Cabrera is the primary investigator of FairVis and has been pursuing this problem since he was an undergraduate student at Georgia Tech.
“During the summer of my junior year I had been researching various topics in machine learning, and discovered some recent work showing how machine learning models can encode and worsen societal biases. I quickly realized that not only was this a significant issue, with examples of biased algorithms in everything from hiring systems to self-driving cars, but that my own work during my internship had the possibility to be biased against lower socioeconomic groups.”
This is when Cabrera reached out to Chau who then recruited the help of CSE alumni Minsuk Kahng, CSE Ph.D. Fred Hohman, College of Computing undergraduate student Will Epperson, and University of Washington Assistant Professor Jamie Morgenstern.
Morgenstern is the lead researcher for a number of projects related to fairness in machine learning, including the study Cabrera mentioned about self-driving cars. This particular study shows the potentially fatal consequences of algorithmic bias which highlights the severity of software created without fairness embedded into its core.

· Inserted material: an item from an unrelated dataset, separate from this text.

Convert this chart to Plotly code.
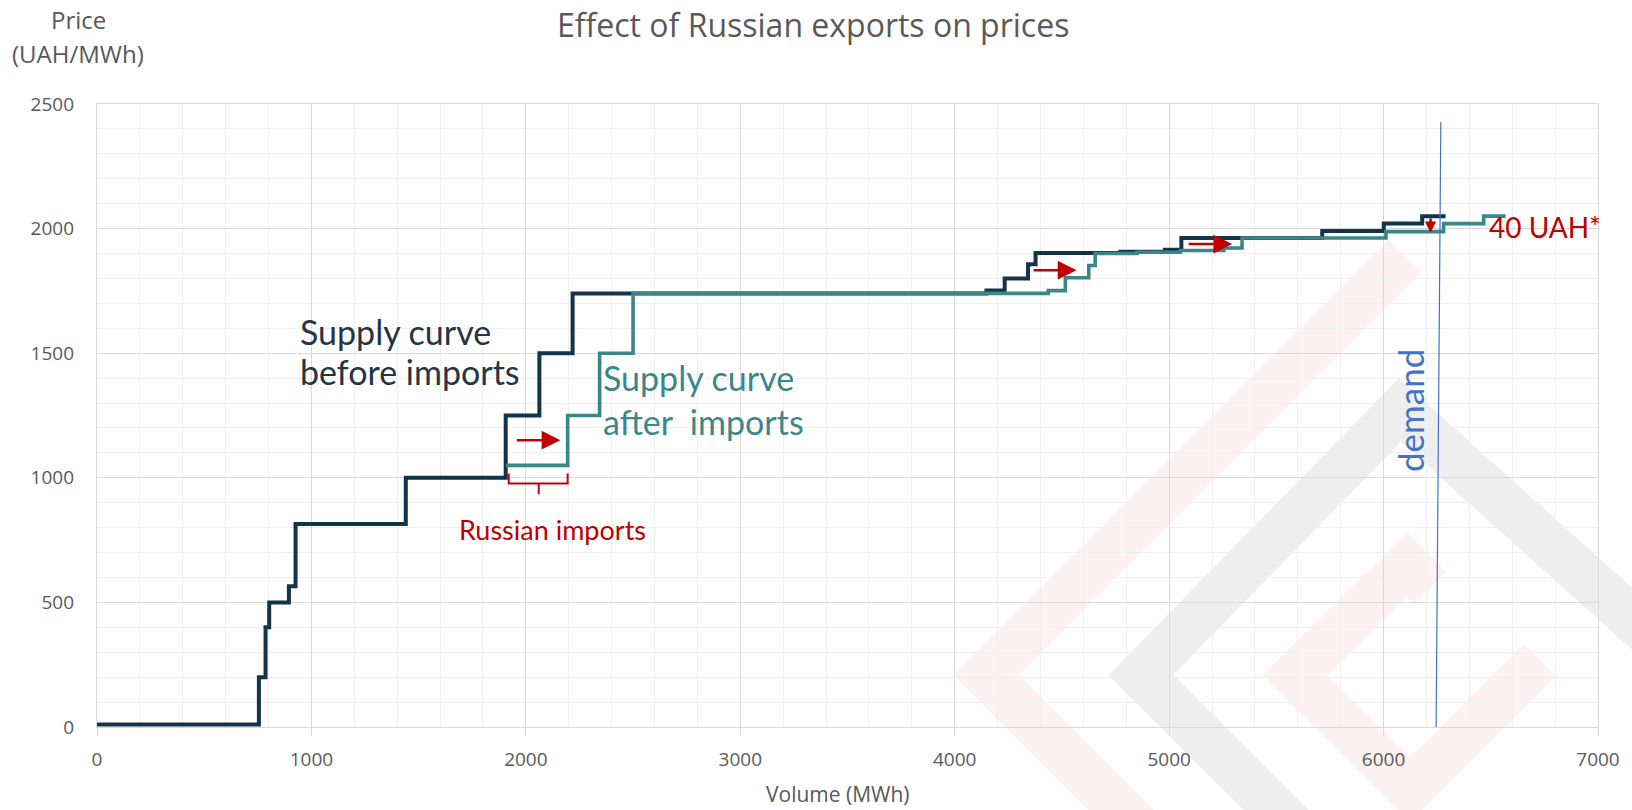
import plotly.graph_objects as go

# ---------------- data ----------------
# Supply curve before imports: volume where each price level starts, and the level
before_volume = [0, 755, 786, 803, 895, 926, 1440, 1906, 2063, 2218, 4148, 4233, 4342,
                 4377, 4773, 4980, 5057, 5714, 6001, 6180, 6289]
before_price = [10, 200, 400, 500, 565, 815, 1000, 1250, 1500, 1740, 1752, 1800, 1857,
                1902, 1907, 1915, 1962, 1990, 2020, 2050, 2050]

# Supply curve after imports
after_volume = [1906, 2195, 2344, 2500, 4436, 4516, 4625, 4655, 4850, 5053, 5255, 5340,
                6011, 6280, 6467, 6569]
after_price = [1050, 1250, 1500, 1740, 1751, 1803, 1852, 1900, 1905, 1912, 1922, 1962,
               1988, 2020, 2050, 2050]

# Demand line
demand_volume = [6245, 6267]
demand_price = [0, 2428]

# Russian imports bracket
bracket_volume = [1920, 1920, 2195, 2195, None, 2060, 2060]
bracket_price = [1017, 977, 977, 1017, None, 977, 934]

# Shift arrows (tail volume, tail price, head volume, head price, head size)
arrows = [
    (1951, 1151, 2161, 1151, 1.5),
    (4361, 1833, 4568, 1833, 1.5),
    (5084, 1938, 5294, 1938, 1.5),
    (6219, 2047, 6219, 1983, 0.9),
]

x_ticks = [0, 1000, 2000, 3000, 4000, 5000, 6000, 7000]
y_ticks = [0, 500, 1000, 1500, 2000, 2500]

# ---------------- figure ----------------
W, H = 1632, 810
L, R, T, B = 97, 34, 104, 83
PW, PH = W - L - R, H - T - B


def P(px, py):
    """window pixel -> paper coordinates"""
    return (px - L) / PW, (H - B - py) / PH


def path(points):
    s = ""
    for i, (px, py) in enumerate(points):
        x, y = P(px, py)
        s += ("M" if i == 0 else " L") + f" {x:.4f} {y:.4f}"
    return s


RED = "#C00000"
NAVY = "#12344a"
TEAL = "#3b8787"
BLUE = "#4472C4"
GRAY = "#595959"

fig = go.Figure()

fig.add_trace(go.Scatter(x=before_volume, y=before_price, mode="lines",
                         line=dict(shape="hv", color=NAVY, width=4),
                         name="Supply curve before imports", showlegend=False))
fig.add_trace(go.Scatter(x=after_volume, y=after_price, mode="lines",
                         line=dict(shape="hv", color=TEAL, width=3.6),
                         name="Supply curve after imports", showlegend=False))
fig.add_trace(go.Scatter(x=demand_volume, y=demand_price, mode="lines",
                         line=dict(color=BLUE, width=1.2),
                         name="demand", showlegend=False))
fig.add_trace(go.Scatter(x=bracket_volume, y=bracket_price, mode="lines",
                         line=dict(color=RED, width=2),
                         showlegend=False, hoverinfo="skip"))

# watermark (faint logo chevrons)
PINK_W = "#fdf1f1"
GRAY_W = "#eeeeee"
shapes = [
    dict(type="path", xref="paper", yref="paper", layer="below",
         path=path([(1160, 849), (986, 675), (1405, 256)]),
         line=dict(color=PINK_W, width=46)),
    dict(type="path", xref="paper", yref="paper", layer="below",
         path=path([(1315, 849), (1141, 675), (1400, 410), (1700, 680)]),
         line=dict(color=GRAY_W, width=46)),
    dict(type="path", xref="paper", yref="paper", layer="below",
         path=path([(1430, 588), (1407, 565), (1295, 675), (1410, 790), (1540, 660)]),
         line=dict(color=PINK_W, width=46)),
]

annotations = []
for (tx, ty, hx, hy, hs) in arrows:
    annotations.append(dict(x=hx, y=hy, ax=tx, ay=ty, xref="x", yref="y",
                            axref="x", ayref="y", text="", showarrow=True,
                            arrowhead=2, arrowsize=hs, arrowwidth=2.5,
                            arrowcolor=RED, standoff=0, startstandoff=0))


def txt(text, px, py, size, color, family="Lato", xanchor="left", angle=0):
    x, y = P(px, py)
    return dict(x=x, y=y, xref="paper", yref="paper", text=text, showarrow=False,
                xanchor=xanchor, yanchor="middle",
                align=xanchor if xanchor != "center" else "center",
                textangle=angle, font=dict(family=family, size=size, color=color))


annotations += [
    txt("Supply curve", 298, 331, 34, "#253545"),
    txt("before imports", 298, 371, 34, "#253545"),
    txt("Supply curve", 601, 377, 34, TEAL),
    txt("after&nbsp; imports", 601, 421, 34, TEAL),
    txt("Russian imports", 552, 529, 27, RED, xanchor="center"),
    txt("40 UAH*", 1487, 227, 28, RED),
    txt("demand", 1410, 411, 35, BLUE, xanchor="center", angle=-90),
    txt("Price", 78, 20, 24, GRAY, family="Open Sans", xanchor="center"),
    txt("(UAH/MWh)", 78, 53, 24, GRAY, family="Open Sans", xanchor="center"),
    txt("Volume (MWh)", 838, 794, 21, GRAY, family="Open Sans", xanchor="center"),
    txt("Effect of Russian exports on prices", 813, 24, 32, GRAY, family="Open Sans",
        xanchor="center"),
]

fig.update_layout(
    width=W, height=H,
    margin=dict(l=L, r=R, t=T, b=B),
    paper_bgcolor="white", plot_bgcolor="rgba(0,0,0,0)",
    shapes=shapes, annotations=annotations,
    font=dict(family="Open Sans", color=GRAY),
)
fig.update_xaxes(range=[0, 7000], tickvals=x_ticks, ticktext=[str(v) for v in x_ticks],
                 showgrid=True, gridcolor="#d9d9d9", gridwidth=1.3,
                 minor=dict(dtick=200, showgrid=True, gridcolor="#efefef", gridwidth=1),
                 showline=True, linecolor="#d9d9d9", linewidth=1.3, mirror=True,
                 ticks="outside", ticklen=8, tickcolor="#d9d9d9", tickwidth=1.3,
                 zeroline=False, ticklabelstandoff=7,
                 tickfont=dict(family="Open Sans", size=19, color=GRAY))
fig.update_yaxes(range=[0, 2500], tickvals=y_ticks, ticktext=[str(v) for v in y_ticks],
                 showgrid=True, gridcolor="#d9d9d9", gridwidth=1.3,
                 minor=dict(dtick=100, showgrid=True, gridcolor="#efefef", gridwidth=1),
                 showline=True, linecolor="#d9d9d9", linewidth=1.3, mirror=True,
                 zeroline=False, ticklabelstandoff=18,
                 tickfont=dict(family="Open Sans", size=19, color=GRAY))

# remove the default page margin so the figure fills the window exactly
fig.write_html("out.html", config={"displayModeBar": False},
               post_script="document.body.style.margin='0px';")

FairVis is one of the first systems that helps us achieve a dramatic step towards understanding and addressing the problem of fairness in machine learning, and prevents similar headlines from making their way to reality in the future.
However, Cabrera stressed that the solution does not simply end with better data practices.
“Fairness is an extremely difficult problem, a so-called ‘wicked problem’, that will not be solved by technology alone,” he said.
“Social scientists, policy makers, and engineers need to work together to make inroads and ensure that our algorithms are equitable for all people. We hope FairVis is a step in this direction and helps people start the conversation about how to tackle and address these issues.”